Gauntlett Cheng Spring 2025 Ready-to-Wear Collection

It has been two years since Jenny Cheng and Esther Gauntlett showed a collection during New York Fashion Week; but they had good reason for their comeback this year—it was their brand’s 10th anniversary. “We wanted to celebrate our 10 years as a New York brand but also to celebrate each other,” Cheng said a week after their show at their showroom in Soho. “It’s an important marker of time and a chance to reflect.” In 2020 the brand had decided to show only once a year, but they attributed their most recent extra-long break to needing “space.” “We wanted to make sure this season was the celebration we were both craving,” Gauntlett added. “We’re really passionate about making sure Gauntlett Cheng has longevity; that we enjoy making the collections, that we have time and space to do so, and that we support each other and our mental health.”

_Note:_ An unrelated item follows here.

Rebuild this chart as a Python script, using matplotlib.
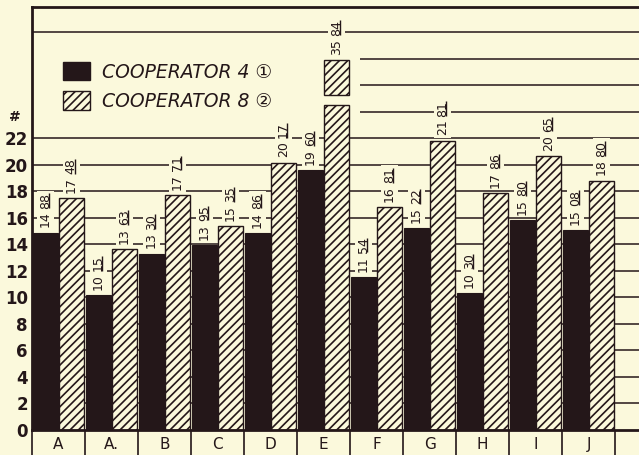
import numpy as np
import matplotlib.pyplot as plt
import matplotlib.transforms as mtransforms
from matplotlib.patches import Patch, Rectangle

# values (the numbers lettered above each bar)
categories = ["A", "A.", "B", "C", "D", "E", "F", "G", "H", "I", "J"]
coop4 = [14.88, 10.15, 13.30, 13.95, 14.86, 19.60, 11.54, 15.22, 10.30, 15.80, 15.08]
coop8 = [17.48, 13.63, 17.71, 15.35, 20.17, 35.84, 16.81, 21.81, 17.86, 20.65, 18.80]
yticks = list(range(0, 23, 2))
grid_levels = list(range(2, 31, 2))

# the off-scale bar (E) is drawn broken, like the original
break_lo, break_hi, stub_top = 24.5, 25.3, 27.9

BG = "#fbf9dc"
INK = "#241719"

plt.rcParams['hatch.linewidth'] = 1.2
plt.rcParams['font.family'] = ['DejaVu Sans', 'Noto Sans CJK SC']

fig = plt.figure(figsize=(6.39, 4.55), dpi=100, facecolor=BG)
ax = fig.add_axes([32/639, 1-430/455, 607/639, 423/455], facecolor=BG)

x = np.arange(len(categories))
w = 0.47
ax.hlines(grid_levels, -0.5, 11.0, color=INK, lw=1.1, zorder=0.5)
# blank patch where the legend sits (the grid is not ruled there)
ax.add_patch(Rectangle((0, 0.721), 0.54, 0.2, transform=ax.transAxes,
                       fc=BG, ec='none', zorder=1))

ax.bar(x - 0.25, coop4, width=w, color=INK, edgecolor=INK, lw=0.8, zorder=2)

shown8 = [min(v, break_lo) for v in coop8]
ax.bar(x + 0.24, shown8, width=w, color=BG, edgecolor=INK, lw=1.0,
       hatch='////', zorder=2)

labels = []  # (x, top of mark, value)
for i, v in enumerate(coop4):
    labels.append((x[i] - 0.25, v, v))
for i, v in enumerate(coop8):
    if v > break_lo:
        ax.bar(x[i] + 0.24, stub_top - break_hi, bottom=break_hi, width=w,
               color=BG, edgecolor=INK, lw=1.0, hatch='////', zorder=2)
        labels.append((x[i] + 0.24, stub_top, v))
    else:
        labels.append((x[i] + 0.24, v, v))

ax.set_xlim(-0.5, 10.95)
ax.set_ylim(0, 31.9)

ax.set_yticks(yticks)
ax.set_yticklabels([str(t) for t in yticks], fontsize=12, fontweight='bold', color=INK)
ax.tick_params(axis='y', length=0, pad=3)
trans = mtransforms.blended_transform_factory(ax.transAxes, ax.transData)
ax.text(-0.028, 23.6, "#", transform=trans, ha='center', va='center',
        fontsize=10, fontweight='bold', color=INK)

ax.set_xticks(x)
ax.set_xticklabels(categories, fontsize=11, color=INK)
ax.tick_params(axis='x', which='major', length=0, pad=5)
ax.set_xticks(np.arange(len(categories) + 1) - 0.5, minor=True)
ax.tick_params(axis='x', which='minor', length=18, width=1.2, direction='out', color=INK)

for side in ['left', 'top', 'bottom']:
    ax.spines[side].set_linewidth(2)
    ax.spines[side].set_color(INK)
ax.spines['right'].set_visible(False)

# value labels: whole part, then the decimals underlined (rotated text,
# so the underline ends up on the right of the digits)
renderer = fig.canvas.get_renderer()
inv = ax.transData.inverted()
txt_kw = dict(rotation=90, ha='center', va='bottom', fontsize=9, color=INK,
              zorder=4, bbox=dict(fc=BG, ec='none', pad=1.5))
for xc, top, v in labels:
    whole, dec = f"{v:.2f}".split(".")
    t1 = ax.text(xc, top + 0.4, whole, **txt_kw)
    e1 = t1.get_window_extent(renderer)
    y2 = inv.transform((0, e1.y1 + 3))[1]
    t2 = ax.text(xc, y2, dec, **txt_kw)
    e2 = t2.get_window_extent(renderer)
    p0 = inv.transform((e2.x1 - 2.5, e2.y0 + 0.5))
    p1 = inv.transform((e2.x1 - 2.5, e2.y1 - 0.5))
    ax.plot([p0[0], p1[0]], [p0[1], p1[1]], color=INK, lw=1.0, zorder=5,
            solid_capstyle='butt')

handles = [Patch(fc=INK, ec=INK), Patch(fc=BG, ec=INK, hatch='////')]
leg = ax.legend(handles, ["COOPERATOR 4 \u2460", "COOPERATOR 8 \u2461"],
                loc='upper left', bbox_to_anchor=(0.014, 0.923), borderaxespad=0,
                borderpad=1.2, handlelength=1.44, handleheight=1.12, handletextpad=0.64,
                labelspacing=0.53, frameon=False,
                prop={'style': 'italic', 'size': 13.5})
leg.set_zorder(5)
for t in leg.get_texts():
    t.set_color(INK)

fig.savefig("out.png", dpi=100, facecolor=BG)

If space was what they needed then it’s a good thing they got it; their spring 2025 collection was their strongest yet. The opening look was a halter top and matching skirt made from Japanese mohair mixed with a metallic yarn knitted into “ottoman knit with floats” so that the horizontal yarns sort of floated above the rest of the fabric. But look closer, and it was in fact a dress; the top and bottom pieces were joined by a mesh bodice. This same interplay with negative space was used on a pencil skirt where the mesh panels “surrounded” curved panels on the front and back of the skirt, exposing the hips and sides of the legs as the models walked. The designers also inverted this effect on a pair of trousers and a skirt made from white lace, turned inside out, and overprinted with a “tweed pattern.” The lace was contrasted by a fabric embellished with teeny tiny sequins, which outlined the sheer panels on the middle. The same “tweed pattern” was printed on an easy-yet-elegant bias-cut slip dress adorned with a hand-beaded asymmetrical panel that could be worn in different ways around the body.

“We make all the samples in house, our hands are touching everything, and it was important to us to give ourselves time to play and to really push all those kinds of textile manipulations,” said Gauntlett. A few pieces embellished with a myriad of sequins, golden stars, rhinestones, and other bits and bobs they’d sourced from the Dance Theater of Harlem a decade ago were made in collaboration with David Moses—who was the third designer when they first launched as Moses Gauntlett Cheng. “When we were thinking about how we wanted to work with David again, the idea of ‘making together’ was really important,” said Gauntlett. “We wanted to sit down, the three of us, our hands all on something.”

Elsewhere, they hand cut a sparkly tinsel-y knit to turn it into a stripe-on-sheer fabric, which they used—once again inside out—on a series of asymmetrical draped tops and dresses. Against the skin, the tinsel becomes “trapped underneath the skin,” adding a different textural element. Their signature ruched elastic draped asymmetric dresses and tops were modern, ladylike, and further proof of how far they’ve come. “This is the most complicated pattern I’ve ever done in my life!” Gauntlett added. “It’s one big spiral that wraps around the body, and all these lines are [angled] at 72 degrees exactly, and they continuously spiral around the body.”